═══ SUPPLIED DATA ═══
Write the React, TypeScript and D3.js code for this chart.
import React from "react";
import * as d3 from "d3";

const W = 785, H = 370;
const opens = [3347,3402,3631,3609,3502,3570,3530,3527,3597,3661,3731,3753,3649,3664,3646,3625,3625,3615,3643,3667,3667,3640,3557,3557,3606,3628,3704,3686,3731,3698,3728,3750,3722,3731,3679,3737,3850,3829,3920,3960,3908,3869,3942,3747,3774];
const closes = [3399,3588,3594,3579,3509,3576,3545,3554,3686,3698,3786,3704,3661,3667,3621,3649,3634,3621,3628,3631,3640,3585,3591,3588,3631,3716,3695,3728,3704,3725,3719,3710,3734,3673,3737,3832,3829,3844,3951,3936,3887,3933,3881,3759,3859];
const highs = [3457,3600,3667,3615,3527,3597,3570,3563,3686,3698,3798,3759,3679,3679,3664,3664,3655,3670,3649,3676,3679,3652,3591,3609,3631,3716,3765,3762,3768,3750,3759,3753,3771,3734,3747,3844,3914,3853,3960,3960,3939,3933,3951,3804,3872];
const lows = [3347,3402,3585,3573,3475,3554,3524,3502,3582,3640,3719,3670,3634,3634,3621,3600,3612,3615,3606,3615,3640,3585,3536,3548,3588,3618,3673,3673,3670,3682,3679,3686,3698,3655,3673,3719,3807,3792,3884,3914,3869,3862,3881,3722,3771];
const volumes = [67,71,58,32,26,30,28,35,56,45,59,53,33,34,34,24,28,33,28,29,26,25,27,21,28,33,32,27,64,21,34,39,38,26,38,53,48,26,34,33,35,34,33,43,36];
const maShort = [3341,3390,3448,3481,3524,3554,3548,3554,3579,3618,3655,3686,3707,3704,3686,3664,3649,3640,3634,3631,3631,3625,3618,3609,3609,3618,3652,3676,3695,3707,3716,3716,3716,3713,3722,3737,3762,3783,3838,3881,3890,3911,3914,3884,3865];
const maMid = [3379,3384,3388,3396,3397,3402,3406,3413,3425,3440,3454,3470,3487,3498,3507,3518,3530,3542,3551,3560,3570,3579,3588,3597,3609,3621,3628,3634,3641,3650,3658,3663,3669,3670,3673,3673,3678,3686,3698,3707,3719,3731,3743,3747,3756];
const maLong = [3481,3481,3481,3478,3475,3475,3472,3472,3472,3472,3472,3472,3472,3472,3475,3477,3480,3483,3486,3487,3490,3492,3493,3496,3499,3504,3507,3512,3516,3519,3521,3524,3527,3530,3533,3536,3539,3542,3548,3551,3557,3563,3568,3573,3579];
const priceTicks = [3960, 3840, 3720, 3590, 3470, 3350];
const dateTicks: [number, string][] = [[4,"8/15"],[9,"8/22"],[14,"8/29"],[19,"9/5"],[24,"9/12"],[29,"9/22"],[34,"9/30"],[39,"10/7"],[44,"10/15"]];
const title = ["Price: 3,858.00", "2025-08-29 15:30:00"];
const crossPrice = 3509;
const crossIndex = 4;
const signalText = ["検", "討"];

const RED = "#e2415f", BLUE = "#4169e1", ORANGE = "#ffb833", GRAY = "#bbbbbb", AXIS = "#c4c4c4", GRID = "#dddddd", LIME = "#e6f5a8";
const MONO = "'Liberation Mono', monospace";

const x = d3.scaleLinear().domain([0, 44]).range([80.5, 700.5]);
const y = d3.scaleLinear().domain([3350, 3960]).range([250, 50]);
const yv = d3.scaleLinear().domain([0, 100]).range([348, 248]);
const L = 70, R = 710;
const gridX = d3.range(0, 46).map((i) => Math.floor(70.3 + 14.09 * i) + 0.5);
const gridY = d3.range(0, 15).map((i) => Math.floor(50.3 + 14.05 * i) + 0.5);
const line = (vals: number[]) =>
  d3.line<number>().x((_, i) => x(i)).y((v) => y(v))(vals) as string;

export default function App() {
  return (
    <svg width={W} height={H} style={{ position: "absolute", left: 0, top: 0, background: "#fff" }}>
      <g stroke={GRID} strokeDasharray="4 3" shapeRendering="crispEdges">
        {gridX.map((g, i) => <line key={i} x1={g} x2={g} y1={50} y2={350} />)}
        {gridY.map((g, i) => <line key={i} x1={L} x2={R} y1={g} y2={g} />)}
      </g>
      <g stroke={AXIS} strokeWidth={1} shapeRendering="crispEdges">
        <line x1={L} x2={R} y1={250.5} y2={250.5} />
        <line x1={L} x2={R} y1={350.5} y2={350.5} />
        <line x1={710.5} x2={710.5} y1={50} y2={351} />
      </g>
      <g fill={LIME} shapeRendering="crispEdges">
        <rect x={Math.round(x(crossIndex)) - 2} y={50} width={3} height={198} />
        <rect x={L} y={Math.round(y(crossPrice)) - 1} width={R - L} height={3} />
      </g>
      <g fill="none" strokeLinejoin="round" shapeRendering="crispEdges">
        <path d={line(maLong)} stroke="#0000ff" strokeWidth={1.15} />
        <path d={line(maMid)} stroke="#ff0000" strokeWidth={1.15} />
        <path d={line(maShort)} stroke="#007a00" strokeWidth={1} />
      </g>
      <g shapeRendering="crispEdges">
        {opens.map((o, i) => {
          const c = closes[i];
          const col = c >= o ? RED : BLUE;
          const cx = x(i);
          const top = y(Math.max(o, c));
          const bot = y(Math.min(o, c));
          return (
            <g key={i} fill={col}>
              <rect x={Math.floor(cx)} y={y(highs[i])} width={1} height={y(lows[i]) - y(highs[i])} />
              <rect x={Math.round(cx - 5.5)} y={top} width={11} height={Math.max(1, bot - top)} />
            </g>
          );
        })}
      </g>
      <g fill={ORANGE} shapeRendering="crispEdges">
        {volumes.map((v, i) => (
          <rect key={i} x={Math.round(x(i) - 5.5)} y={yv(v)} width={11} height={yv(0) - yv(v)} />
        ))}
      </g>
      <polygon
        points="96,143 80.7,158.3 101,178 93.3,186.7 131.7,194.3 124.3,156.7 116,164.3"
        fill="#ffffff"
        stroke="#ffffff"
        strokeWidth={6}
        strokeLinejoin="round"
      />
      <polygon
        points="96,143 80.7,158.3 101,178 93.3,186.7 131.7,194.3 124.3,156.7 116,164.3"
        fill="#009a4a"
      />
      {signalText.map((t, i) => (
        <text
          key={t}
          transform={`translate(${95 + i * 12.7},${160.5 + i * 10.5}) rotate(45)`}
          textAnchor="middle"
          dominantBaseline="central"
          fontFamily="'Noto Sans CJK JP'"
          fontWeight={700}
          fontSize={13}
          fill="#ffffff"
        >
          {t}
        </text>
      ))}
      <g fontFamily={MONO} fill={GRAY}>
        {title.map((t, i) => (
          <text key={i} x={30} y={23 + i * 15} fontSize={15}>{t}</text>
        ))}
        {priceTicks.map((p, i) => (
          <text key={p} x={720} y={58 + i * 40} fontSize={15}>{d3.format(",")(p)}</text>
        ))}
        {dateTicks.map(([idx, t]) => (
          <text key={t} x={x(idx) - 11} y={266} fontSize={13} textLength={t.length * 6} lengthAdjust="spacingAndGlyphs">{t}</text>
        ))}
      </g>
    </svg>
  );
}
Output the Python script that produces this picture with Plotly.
═══
▶ **WHAT TO DO**: Reproduce the entries above in full, verbatim.

▶ **EXERCISE RESPONSE**:
Write the React, TypeScript and D3.js code for this chart.
import React from "react";
import * as d3 from "d3";

const W = 785, H = 370;
const opens = [3347,3402,3631,3609,3502,3570,3530,3527,3597,3661,3731,3753,3649,3664,3646,3625,3625,3615,3643,3667,3667,3640,3557,3557,3606,3628,3704,3686,3731,3698,3728,3750,3722,3731,3679,3737,3850,3829,3920,3960,3908,3869,3942,3747,3774];
const closes = [3399,3588,3594,3579,3509,3576,3545,3554,3686,3698,3786,3704,3661,3667,3621,3649,3634,3621,3628,3631,3640,3585,3591,3588,3631,3716,3695,3728,3704,3725,3719,3710,3734,3673,3737,3832,3829,3844,3951,3936,3887,3933,3881,3759,3859];
const highs = [3457,3600,3667,3615,3527,3597,3570,3563,3686,3698,3798,3759,3679,3679,3664,3664,3655,3670,3649,3676,3679,3652,3591,3609,3631,3716,3765,3762,3768,3750,3759,3753,3771,3734,3747,3844,3914,3853,3960,3960,3939,3933,3951,3804,3872];
const lows = [3347,3402,3585,3573,3475,3554,3524,3502,3582,3640,3719,3670,3634,3634,3621,3600,3612,3615,3606,3615,3640,3585,3536,3548,3588,3618,3673,3673,3670,3682,3679,3686,3698,3655,3673,3719,3807,3792,3884,3914,3869,3862,3881,3722,3771];
const volumes = [67,71,58,32,26,30,28,35,56,45,59,53,33,34,34,24,28,33,28,29,26,25,27,21,28,33,32,27,64,21,34,39,38,26,38,53,48,26,34,33,35,34,33,43,36];
const maShort = [3341,3390,3448,3481,3524,3554,3548,3554,3579,3618,3655,3686,3707,3704,3686,3664,3649,3640,3634,3631,3631,3625,3618,3609,3609,3618,3652,3676,3695,3707,3716,3716,3716,3713,3722,3737,3762,3783,3838,3881,3890,3911,3914,3884,3865];
const maMid = [3379,3384,3388,3396,3397,3402,3406,3413,3425,3440,3454,3470,3487,3498,3507,3518,3530,3542,3551,3560,3570,3579,3588,3597,3609,3621,3628,3634,3641,3650,3658,3663,3669,3670,3673,3673,3678,3686,3698,3707,3719,3731,3743,3747,3756];
const maLong = [3481,3481,3481,3478,3475,3475,3472,3472,3472,3472,3472,3472,3472,3472,3475,3477,3480,3483,3486,3487,3490,3492,3493,3496,3499,3504,3507,3512,3516,3519,3521,3524,3527,3530,3533,3536,3539,3542,3548,3551,3557,3563,3568,3573,3579];
const priceTicks = [3960, 3840, 3720, 3590, 3470, 3350];
const dateTicks: [number, string][] = [[4,"8/15"],[9,"8/22"],[14,"8/29"],[19,"9/5"],[24,"9/12"],[29,"9/22"],[34,"9/30"],[39,"10/7"],[44,"10/15"]];
const title = ["Price: 3,858.00", "2025-08-29 15:30:00"];
const crossPrice = 3509;
const crossIndex = 4;
const signalText = ["検", "討"];

const RED = "#e2415f", BLUE = "#4169e1", ORANGE = "#ffb833", GRAY = "#bbbbbb", AXIS = "#c4c4c4", GRID = "#dddddd", LIME = "#e6f5a8";
const MONO = "'Liberation Mono', monospace";

const x = d3.scaleLinear().domain([0, 44]).range([80.5, 700.5]);
const y = d3.scaleLinear().domain([3350, 3960]).range([250, 50]);
const yv = d3.scaleLinear().domain([0, 100]).range([348, 248]);
const L = 70, R = 710;
const gridX = d3.range(0, 46).map((i) => Math.floor(70.3 + 14.09 * i) + 0.5);
const gridY = d3.range(0, 15).map((i) => Math.floor(50.3 + 14.05 * i) + 0.5);
const line = (vals: number[]) =>
  d3.line<number>().x((_, i) => x(i)).y((v) => y(v))(vals) as string;

export default function App() {
  return (
    <svg width={W} height={H} style={{ position: "absolute", left: 0, top: 0, background: "#fff" }}>
      <g stroke={GRID} strokeDasharray="4 3" shapeRendering="crispEdges">
        {gridX.map((g, i) => <line key={i} x1={g} x2={g} y1={50} y2={350} />)}
        {gridY.map((g, i) => <line key={i} x1={L} x2={R} y1={g} y2={g} />)}
      </g>
      <g stroke={AXIS} strokeWidth={1} shapeRendering="crispEdges">
        <line x1={L} x2={R} y1={250.5} y2={250.5} />
        <line x1={L} x2={R} y1={350.5} y2={350.5} />
        <line x1={710.5} x2={710.5} y1={50} y2={351} />
      </g>
      <g fill={LIME} shapeRendering="crispEdges">
        <rect x={Math.round(x(crossIndex)) - 2} y={50} width={3} height={198} />
        <rect x={L} y={Math.round(y(crossPrice)) - 1} width={R - L} height={3} />
      </g>
      <g fill="none" strokeLinejoin="round" shapeRendering="crispEdges">
        <path d={line(maLong)} stroke="#0000ff" strokeWidth={1.15} />
        <path d={line(maMid)} stroke="#ff0000" strokeWidth={1.15} />
        <path d={line(maShort)} stroke="#007a00" strokeWidth={1} />
      </g>
      <g shapeRendering="crispEdges">
        {opens.map((o, i) => {
          const c = closes[i];
          const col = c >= o ? RED : BLUE;
          const cx = x(i);
          const top = y(Math.max(o, c));
          const bot = y(Math.min(o, c));
          return (
            <g key={i} fill={col}>
              <rect x={Math.floor(cx)} y={y(highs[i])} width={1} height={y(lows[i]) - y(highs[i])} />
              <rect x={Math.round(cx - 5.5)} y={top} width={11} height={Math.max(1, bot - top)} />
            </g>
          );
        })}
      </g>
      <g fill={ORANGE} shapeRendering="crispEdges">
        {volumes.map((v, i) => (
          <rect key={i} x={Math.round(x(i) - 5.5)} y={yv(v)} width={11} height={yv(0) - yv(v)} />
        ))}
      </g>
      <polygon
        points="96,143 80.7,158.3 101,178 93.3,186.7 131.7,194.3 124.3,156.7 116,164.3"
        fill="#ffffff"
        stroke="#ffffff"
        strokeWidth={6}
        strokeLinejoin="round"
      />
      <polygon
        points="96,143 80.7,158.3 101,178 93.3,186.7 131.7,194.3 124.3,156.7 116,164.3"
        fill="#009a4a"
      />
      {signalText.map((t, i) => (
        <text
          key={t}
          transform={`translate(${95 + i * 12.7},${160.5 + i * 10.5}) rotate(45)`}
          textAnchor="middle"
          dominantBaseline="central"
          fontFamily="'Noto Sans CJK JP'"
          fontWeight={700}
          fontSize={13}
          fill="#ffffff"
        >
          {t}
        </text>
      ))}
      <g fontFamily={MONO} fill={GRAY}>
        {title.map((t, i) => (
          <text key={i} x={30} y={23 + i * 15} fontSize={15}>{t}</text>
        ))}
        {priceTicks.map((p, i) => (
          <text key={p} x={720} y={58 + i * 40} fontSize={15}>{d3.format(",")(p)}</text>
        ))}
        {dateTicks.map(([idx, t]) => (
          <text key={t} x={x(idx) - 11} y={266} fontSize={13} textLength={t.length * 6} lengthAdjust="spacingAndGlyphs">{t}</text>
        ))}
      </g>
    </svg>
  );
}
Output the Python script that produces this picture with Plotly.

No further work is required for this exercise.